«Это просто буквы на бумаге…» Владимир Сорокин: после литературы - стр. 60
Еще в 1999 году Марк Липовецкий заметил новое сближение между Сорокиным и Пелевиным (в романе «Generation П»). В то же время публикация романа «Путь Бро» в новом для Сорокина издательстве («Захаров») заставляет сравнивать его с другим публикующимся там же известным автором – Борисом Акуниным. И действительно, есть некое сходство между «Путем Бро» и акунинским «Азазелем»[111] – однако по-прежнему остается и возможность элитистской интерпретации сорокинского произведения: «В этом романе можно увидеть, например, противоречие между его элитарной тематикой и как будто подчинившей себе текст авторской ориентацией на широкую, эстетически и интеллектуально ущербную публику»[112]. Таким образом, «Путь Бро» можно рассматривать, как и делает Немзер, в качестве амбивалентного «элитистско-эгалитаристского продукта»: он доступен одновременно и интеллектуальной элите, и инфантильным потребителям[113].
Сдвиг в сторону современной массовой культуры не означает, что в творчестве Сорокина происходит некое этическое очищение. Неометафизический субстанциализм Сорокина-3 тесно связан с антигуманным насилием[114]. Сцены каннибализма и пыток в «Сердцах четырех» и «Голубом сале» можно объяснить отзвуками Сорокина-1; и хотя сухие деловитые отчеты о гибели жертв не задерживают читательского внимания (как было у Сорокина-1), тем не менее «раскрытие» испытываемых «мясных машин» в романе «Лед», разумеется, этически неприемлемо[115]. Таким образом, нарушение нормы переносится с уровня материализованных метафор бесчеловечности на уровень действия, которое представлено как прорыв к некой метафизической любви.

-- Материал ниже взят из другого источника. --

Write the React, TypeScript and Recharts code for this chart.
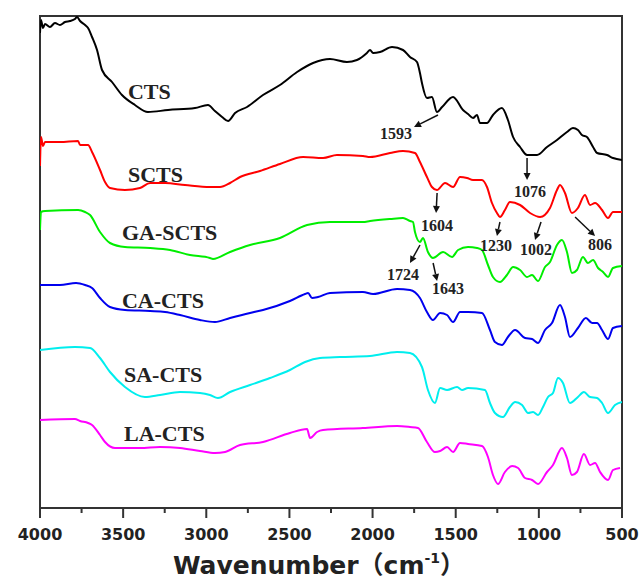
import { LineChart, Line, XAxis, YAxis, ReferenceArea, ReferenceDot } from "recharts";

// FTIR spectra, wavenumber (cm-1) vs. offset transmittance (a.u.)
const ctsWn = [4000, 3994, 3982, 3970, 3940, 3910, 3880, 3850, 3820, 3790, 3777, 3759, 3729, 3711, 3687, 3657, 3627, 3567, 3507, 3429, 3351, 3230, 3068, 2990, 2948, 2905, 2869, 2827, 2755, 2659, 2557, 2454, 2358, 2256, 2154, 2094, 2034, 2015, 1997, 1955, 1883, 1817, 1775, 1733, 1715, 1703, 1673, 1643, 1613, 1582, 1516, 1456, 1426, 1396, 1372, 1354, 1312, 1276, 1222, 1186, 1155, 1113, 1071, 1011, 951, 891, 831, 795, 765, 741, 711, 674, 650, 590, 554, 500];
const ctsT = [475, 488, 480, 484, 481, 485, 483, 486, 487, 489, 491, 487, 483, 480, 471, 458, 438, 426, 413, 403, 396, 398, 400, 403, 397, 391, 387, 395, 401, 413, 423, 436, 445, 449, 446, 448, 455, 458, 455, 456, 461, 458, 451, 446, 435, 425, 410, 411, 396, 401, 411, 398, 394, 390, 393, 385, 385, 393, 400, 388, 371, 361, 353, 353, 361, 368, 376, 380, 378, 373, 371, 361, 355, 353, 350, 348];

const sctsWn = [4000, 3994, 3982, 3970, 3880, 3771, 3759, 3711, 3687, 3639, 3609, 3579, 3489, 3399, 3338, 3248, 3128, 2978, 2917, 2857, 2797, 2677, 2557, 2418, 2298, 2214, 2058, 2015, 1895, 1817, 1745, 1715, 1673, 1643, 1613, 1564, 1516, 1474, 1432, 1396, 1342, 1312, 1282, 1252, 1234, 1204, 1174, 1113, 1053, 993, 933, 891, 873, 843, 801, 765, 723, 692, 662, 620, 584, 554, 500];
const sctsT = [342, 371, 362, 366, 366, 367, 363, 363, 356, 338, 326, 320, 318, 320, 325, 325, 323, 321, 321, 325, 331, 337, 344, 351, 350, 353, 352, 351, 355, 357, 355, 346, 331, 321, 318, 325, 321, 331, 330, 328, 328, 321, 305, 295, 291, 298, 306, 303, 295, 291, 300, 318, 323, 315, 295, 300, 313, 303, 305, 298, 290, 296, 296];

const gaWn = [4000, 3994, 3970, 3771, 3729, 3699, 3639, 3579, 3489, 3338, 3218, 3098, 2978, 2960, 2857, 2737, 2557, 2394, 2256, 2058, 2015, 1895, 1817, 1775, 1757, 1745, 1715, 1697, 1667, 1637, 1576, 1522, 1486, 1426, 1372, 1342, 1306, 1276, 1234, 1192, 1155, 1113, 1071, 1041, 1005, 963, 933, 891, 861, 831, 801, 771, 735, 705, 674, 644, 614, 584, 554, 500];
const gaT = [278, 296, 297, 298, 296, 293, 276, 265, 261, 260, 258, 253, 250, 249, 256, 263, 270, 283, 286, 286, 287, 289, 290, 287, 286, 276, 266, 270, 256, 250, 256, 251, 258, 261, 260, 258, 243, 231, 226, 233, 241, 238, 231, 233, 227, 241, 246, 263, 268, 256, 235, 238, 251, 245, 248, 240, 236, 231, 240, 242];

const caWn = [4000, 3880, 3783, 3729, 3687, 3639, 3579, 3489, 3338, 3248, 3158, 3038, 2948, 2857, 2737, 2659, 2497, 2406, 2388, 2364, 2328, 2256, 2058, 1997, 1853, 1775, 1715, 1673, 1637, 1594, 1552, 1516, 1474, 1426, 1342, 1294, 1264, 1222, 1186, 1143, 1083, 1041, 1005, 963, 921, 873, 843, 813, 765, 717, 680, 650, 620, 584, 554, 500];
const caT = [223, 223, 225, 223, 220, 210, 201, 198, 197, 196, 193, 188, 186, 190, 195, 198, 207, 214, 215, 210, 211, 215, 216, 214, 219, 218, 210, 196, 188, 195, 193, 186, 196, 196, 195, 178, 166, 163, 171, 178, 170, 169, 165, 178, 185, 203, 191, 171, 180, 190, 185, 185, 178, 169, 180, 182];

const saWn = [4000, 3790, 3699, 3639, 3579, 3489, 3369, 3278, 3158, 3038, 2978, 2930, 2857, 2737, 2617, 2497, 2406, 2316, 2196, 2015, 1853, 1775, 1703, 1667, 1625, 1594, 1552, 1492, 1462, 1426, 1324, 1294, 1264, 1216, 1174, 1143, 1101, 1065, 1035, 1005, 975, 945, 915, 885, 855, 813, 765, 729, 692, 650, 620, 584, 542, 500];
const saT = [158, 161, 160, 150, 136, 121, 111, 113, 116, 115, 113, 110, 116, 123, 130, 138, 146, 150, 151, 152, 156, 155, 141, 118, 105, 120, 118, 121, 118, 120, 118, 105, 95, 91, 101, 106, 103, 95, 96, 93, 101, 111, 115, 130, 125, 105, 111, 116, 111, 110, 105, 95, 103, 106];

const laWn = [4000, 3790, 3759, 3711, 3687, 3639, 3609, 3549, 3399, 3278, 3158, 3038, 2948, 2887, 2797, 2659, 2497, 2394, 2376, 2334, 2298, 2058, 1853, 1775, 1727, 1673, 1625, 1594, 1552, 1516, 1474, 1426, 1342, 1306, 1276, 1246, 1204, 1161, 1125, 1083, 1041, 1005, 951, 915, 861, 831, 801, 771, 729, 692, 662, 632, 584, 554, 512];
const laT = [88, 89, 87, 85, 83, 73, 66, 60, 60, 61, 60, 57, 55, 56, 63, 66, 75, 79, 70, 76, 78, 80, 82, 81, 80, 66, 56, 57, 61, 56, 65, 64, 62, 51, 33, 24, 36, 42, 40, 30, 28, 24, 36, 43, 60, 50, 33, 36, 54, 43, 45, 36, 28, 38, 40];

const xTicks = [4000, 3750, 3500, 3250, 3000, 2750, 2500, 2250, 2000, 1750, 1500, 1250, 1000, 750, 500];

// sample names: [name, wn, t]
const sampleLabels: [string, number, number][] = [
  ["CTS", 3471, 409],
  ["SCTS", 3471, 326],
  ["GA-SCTS", 3507, 268],
  ["CA-CTS", 3507, 200],
  ["SA-CTS", 3495, 126],
  ["LA-CTS", 3495, 67],
];

// peak callouts: [text, textWn, textT, arrowTipWn, arrowTipT, tail dx, tail dy]
const peaks: [string, number, number, number, number, number, number][] = [
  ["1593", 1859, 369, 1751, 381, 24, -12],
  ["1076", 1053, 311, 1071, 328, 0, -22],
  ["1604", 1612, 277, 1618, 295, 1, -20],
  ["1230", 1258, 257, 1252, 272, 3, -14],
  ["1002", 1017, 253, 1023, 268, 6, -18],
  ["806", 632, 258, 662, 272, -20, -19],
  ["1724", 1817, 228, 1775, 245, 10, -18],
  ["1643", 1546, 214, 1612, 227, -4, -18],
];

const series = [
  { name: "CTS", wn: ctsWn, t: ctsT, color: "#000000" },
  { name: "SCTS", wn: sctsWn, t: sctsT, color: "#ff0000" },
  { name: "GA-SCTS", wn: gaWn, t: gaT, color: "#00ee00" },
  { name: "CA-CTS", wn: caWn, t: caT, color: "#0000ee" },
  { name: "SA-CTS", wn: saWn, t: saT, color: "#00eeee" },
  { name: "LA-CTS", wn: laWn, t: laT, color: "#ff00ff" },
];

const serif = "'Liberation Serif', 'Times New Roman', serif";
const sans = "'DejaVu Sans', Arial, sans-serif";

function XTick(props: any) {
  const { x, y, payload } = props;
  const major = payload.value % 500 === 0;
  return (
    <g>
      <line x1={x} y1={y} x2={x} y2={y + (major ? 10 : 5)} stroke="#333" strokeWidth={2} />
      {major && (
        <text x={x} y={y + 32} textAnchor="middle" fontFamily={sans} fontWeight="bold" fontSize={16} fill="#222">
          {payload.value}
        </text>
      )}
    </g>
  );
}

function AxisTitle(props: any) {
  const { viewBox } = props;
  const cx = viewBox.x + viewBox.width / 2 - 12;
  return (
    <text x={cx} y={viewBox.y + 66} textAnchor="middle" fontFamily={sans} fontWeight="bold" fontSize={25} fill="#222">
      Wavenumber
      <tspan fontFamily="'Noto Sans CJK SC', sans-serif">（</tspan>
      cm
      <tspan fontSize={14} dy={-11}>-1</tspan>
      <tspan dy={11} fontFamily="'Noto Sans CJK SC', sans-serif">）</tspan>
    </text>
  );
}

export default function App() {
  return (
    <div style={{ position: "absolute", left: 0, top: 0, background: "#fff" }}>
      <LineChart width={641} height={583} margin={{ top: 16, right: 19, left: 40, bottom: 0 }}>
        <XAxis
          type="number"
          dataKey="wn"
          domain={[500, 4000]}
          reversed
          allowDataOverflow
          ticks={xTicks}
          interval={0}
          height={75}
          tickSize={0}
          tickMargin={0}
          tick={<XTick />}
          stroke="#333"
          strokeWidth={2}
          label={<AxisTitle />}
        />
        <YAxis type="number" domain={[0, 492]} hide allowDataOverflow />
        <ReferenceArea x1={4000} x2={500} y1={0} y2={492} fill="none" stroke="#333" strokeWidth={2} />
        {series.map((s) => (
          <Line
            key={s.name}
            data={s.wn.map((w, i) => ({ wn: w, t: s.t[i] }))}
            dataKey="t"
            type="monotone"
            stroke={s.color}
            strokeWidth={2}
            dot={false}
            isAnimationActive={false}
          />
        ))}
        {sampleLabels.map(([name, w, t]) => (
          <ReferenceDot
            key={name}
            x={w}
            y={t}
            r={0}
            shape={(p: any) => (
              <text x={p.cx} y={p.cy} fontFamily={serif} fontWeight="bold" fontSize={22} fill="#222">
                {name}
              </text>
            )}
          />
        ))}
        {peaks.map(([txt, tw, tt, aw, at, dx, dy]) => (
          <ReferenceDot
            key={"a" + txt}
            x={aw}
            y={at}
            r={0}
            shape={(p: any) => {
              const len = Math.hypot(dx, dy);
              const ux = -dx / len;
              const uy = -dy / len;
              const hx = p.cx - ux * 7;
              const hy = p.cy - uy * 7;
              return (
                <g>
                  <line x1={p.cx + dx} y1={p.cy + dy} x2={hx} y2={hy} stroke="#111" strokeWidth={1.5} />
                  <polygon
                    points={`${p.cx},${p.cy} ${hx - uy * 3.5},${hy + ux * 3.5} ${hx + uy * 3.5},${hy - ux * 3.5}`}
                    fill="#111"
                  />
                </g>
              );
            }}
          />
        ))}
        {peaks.map(([txt, tw, tt]) => (
          <ReferenceDot
            key={"t" + txt}
            x={tw}
            y={tt}
            r={0}
            shape={(p: any) => (
              <text x={p.cx} y={p.cy} textAnchor="middle" fontFamily={serif} fontWeight="bold" fontSize={16} fill="#222">
                {txt}
              </text>
            )}
          />
        ))}
      </LineChart>
    </div>
  );
}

В интервью, данном в 2002 году Нарбутович, Сорокин объявил, что он тот же, каким был всегда: «Я все тот же червь, постоянно ползущий туда, где есть живое мясо»[116]. Однако в 2002 году, отвечая на вопрос своего друга Игоря Смирнова, он отверг поставленный тем диагноз – метадискурсивную «трансинформативность» в «Пути Бро»[117] – и настаивал на аутентичной эмоциональности («тогда, возможно, сцена казни Тараса [Бульбы] вызовет у вас искренние слезы (курсив мой. – Д. У.)[118]», что можно рассматривать как возвращение к традиционной для России «эстетике ответственности» и «этопоэтике»[119]. Или же мы должны понимать это как всего лишь новую форму метадискурсивности, как новый вид смещения «хорошо известной эстетической стратегии субверсивного утверждения»?